On the less positive side, it seems unlikely the current Biden Administration focus on health equity and health equity by design will continue. Privacy and patient control over their own data may also fade out a bit, especially as many of the efforts the Biden administration made in the privacy arena became inextricably tied to reproductive health protections which are unlikely to stand moving forward. While it's unlikely all health equity efforts will cease and some of the existing programs and policies would be hard to unwind, it would be naive not to expect real substantive changes here. The most optimistic outcome is likely that some of this work continues under a new name that's less political.
Another program that seems likely to at least slow down if not see real changes is TEFCA. TEFCA was very much not a priority of the previous Trump administration but it was a major priority of ONC and then ASTP under Micky Tripathi's leadership there. While I don't think TEFCA is going away - its existence is part of the 21st Century Cures Act - it does seem reasonable that it will not be as strong a focus in the new administration and efforts to add additional exchange purposes, move to and expand FHIR access, better support payers and other entities that aren't traditional provider organizations, and some of the other efforts currently underway will either slow down or cease.
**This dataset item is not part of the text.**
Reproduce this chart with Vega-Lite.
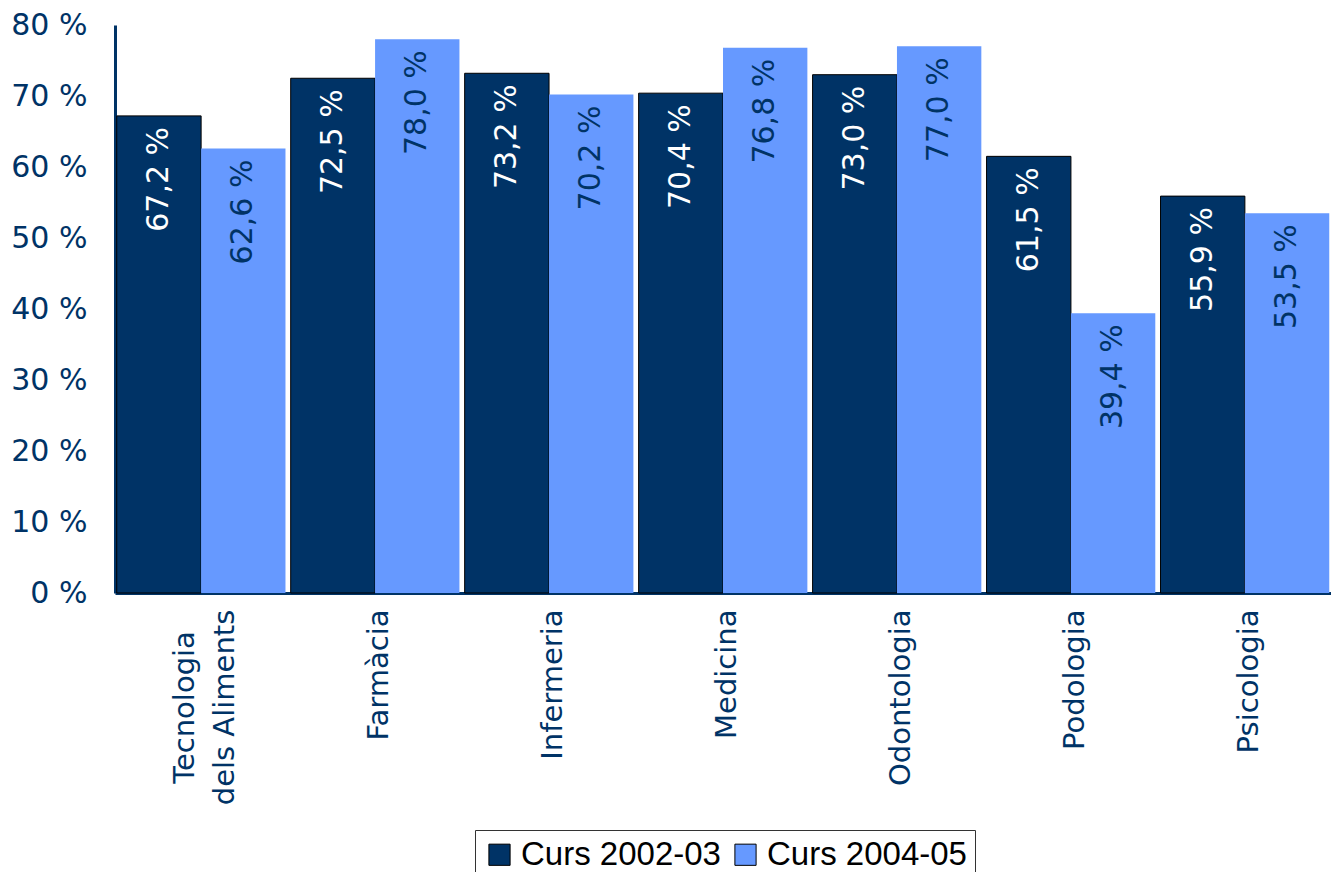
{
  "$schema": "https://vega.github.io/schema/vega-lite/v6.json",
  "autosize": {"type": "none"},
  "padding": {"left": 115, "top": 25, "right": 0, "bottom": 279},
  "width": 1216,
  "height": 568,
  "background": "white",
  "data": {"values": [
    {"categoria": "Tecnologia dels Aliments", "curs": "Curs 2002-03", "valor": 67.2},
    {"categoria": "Tecnologia dels Aliments", "curs": "Curs 2004-05", "valor": 62.6},
    {"categoria": "Farmàcia", "curs": "Curs 2002-03", "valor": 72.5},
    {"categoria": "Farmàcia", "curs": "Curs 2004-05", "valor": 78.0},
    {"categoria": "Infermeria", "curs": "Curs 2002-03", "valor": 73.2},
    {"categoria": "Infermeria", "curs": "Curs 2004-05", "valor": 70.2},
    {"categoria": "Medicina", "curs": "Curs 2002-03", "valor": 70.4},
    {"categoria": "Medicina", "curs": "Curs 2004-05", "valor": 76.8},
    {"categoria": "Odontologia", "curs": "Curs 2002-03", "valor": 73.0},
    {"categoria": "Odontologia", "curs": "Curs 2004-05", "valor": 77.0},
    {"categoria": "Podologia", "curs": "Curs 2002-03", "valor": 61.5},
    {"categoria": "Podologia", "curs": "Curs 2004-05", "valor": 39.4},
    {"categoria": "Psicologia", "curs": "Curs 2002-03", "valor": 55.9},
    {"categoria": "Psicologia", "curs": "Curs 2004-05", "valor": 53.5}
  ]},
  "transform": [
    {"calculate": "replace(format(datum.valor, '.1f'), '.', ',') + ' %'", "as": "etiqueta"}
  ],
  "encoding": {
    "x": {
      "field": "categoria", "type": "nominal", "sort": null,
      "scale": {"paddingInner": 0.03, "paddingOuter": 0.01},
      "axis": {
        "title": null,
        "labelAngle": -90,
        "labelAlign": {"condition": {"test": "datum.label == 'Tecnologia dels Aliments'", "value": "center"}, "value": "right"},
        "labelBaseline": "middle",
        "labelFont": "DejaVu Sans",
        "labelFontSize": 29,
        "labelColor": "#003366",
        "labelPadding": {"condition": {"test": "datum.label == 'Tecnologia dels Aliments'", "value": 114}, "value": 16},
        "labelLineHeight": 40,
        "labelLimit": 300,
        "labelOffset": {"condition": {"test": "datum.label == 'Tecnologia dels Aliments'", "value": -16}, "value": 4},
        "labelExpr": "datum.label == 'Tecnologia dels Aliments' ? ['Tecnologia', 'dels Aliments'] : datum.label",
        "ticks": false,
        "domainColor": "#003366",
        "domainWidth": 3
      }
    },
    "xOffset": {"field": "curs", "type": "nominal", "scale": {"paddingInner": 0, "paddingOuter": 0}},
    "y": {
      "field": "valor", "type": "quantitative",
      "scale": {"domain": [0, 80], "nice": false},
      "axis": {
        "title": null,
        "values": [0, 10, 20, 30, 40, 50, 60, 70, 80],
        "labelExpr": "datum.value + ' %'",
        "labelFont": "DejaVu Sans",
        "labelFontSize": 30,
        "labelColor": "#003366",
        "labelPadding": 28,
        "ticks": false,
        "grid": false,
        "domainColor": "#003366",
        "domainWidth": 3
      }
    }
  },
  "layer": [
    {
      "mark": {"type": "bar", "strokeWidth": 1},
      "encoding": {
        "color": {
          "field": "curs", "type": "nominal",
          "scale": {"domain": ["Curs 2002-03", "Curs 2004-05"], "range": ["#003366", "#6699FF"]},
          "legend": {
            "title": null,
            "orient": "none",
            "direction": "horizontal",
            "legendX": 360,
            "legendY": 805,
            "labelFont": "Liberation Sans",
            "labelFontSize": 33,
            "labelColor": "#000000",
            "labelLimit": 400,
            "symbolType": "square",
            "symbolSize": 450,
            "symbolStrokeColor": "#000000",
            "symbolStrokeWidth": 1,
            "columnPadding": 8,
            "labelOffset": 5,
            "strokeColor": "#333333",
            "fillColor": "white",
            "padding": 8
          }
        },
        "stroke": {
          "condition": {"test": "datum.curs == 'Curs 2002-03'", "value": "#000000"},
          "value": null
        }
      }
    },
    {
      "mark": {
        "type": "text",
        "angle": 270,
        "align": "right",
        "baseline": "middle",
        "dx": -11,
        "font": "DejaVu Sans",
        "fontSize": 30
      },
      "encoding": {
        "text": {"field": "etiqueta"},
        "color": {
          "condition": {"test": "datum.curs == 'Curs 2002-03'", "value": "#FFFFFF"},
          "value": "#003366"
        }
      }
    }
  ],
  "config": {"view": {"stroke": null}}
}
Finally, there are a lot of regulatory items - both proposed and final - that are currently expected in November and December according to the latest federal unified agenda. It is unclear how many of them, if any, will actually be released either in this lame duck period or after the inauguration. Every administration puts most of the regulations from the final few months of the previous administration on hold, and there are two streams of thought about how to handle that. One is to rush out as much as possible to put a stake in the ground, knowing some or all of it will be paused, delayed, changed, or tossed out. The other is to accept that some or all of work products from the very end of the administration is unlikely to survive intact and allow the next administration to release them with whatever changes or adjustments they're going to make anyway. It's not possible to know which pathway the Biden administration will take, or if they'll choose on a case-by-case basis. The pending regulations range from final rules on attachments and the No Surprises Act dispute resolution process to proposed rules on pharmacy interoperability and prior authorization processes and new cybersecurity rules and more. Given this, it's impossible to predict if any of these rules will be part of the 2025 landscape at all. [Editorial comment: This article was written before Thanksgiving. As of publication, none of these have been released.]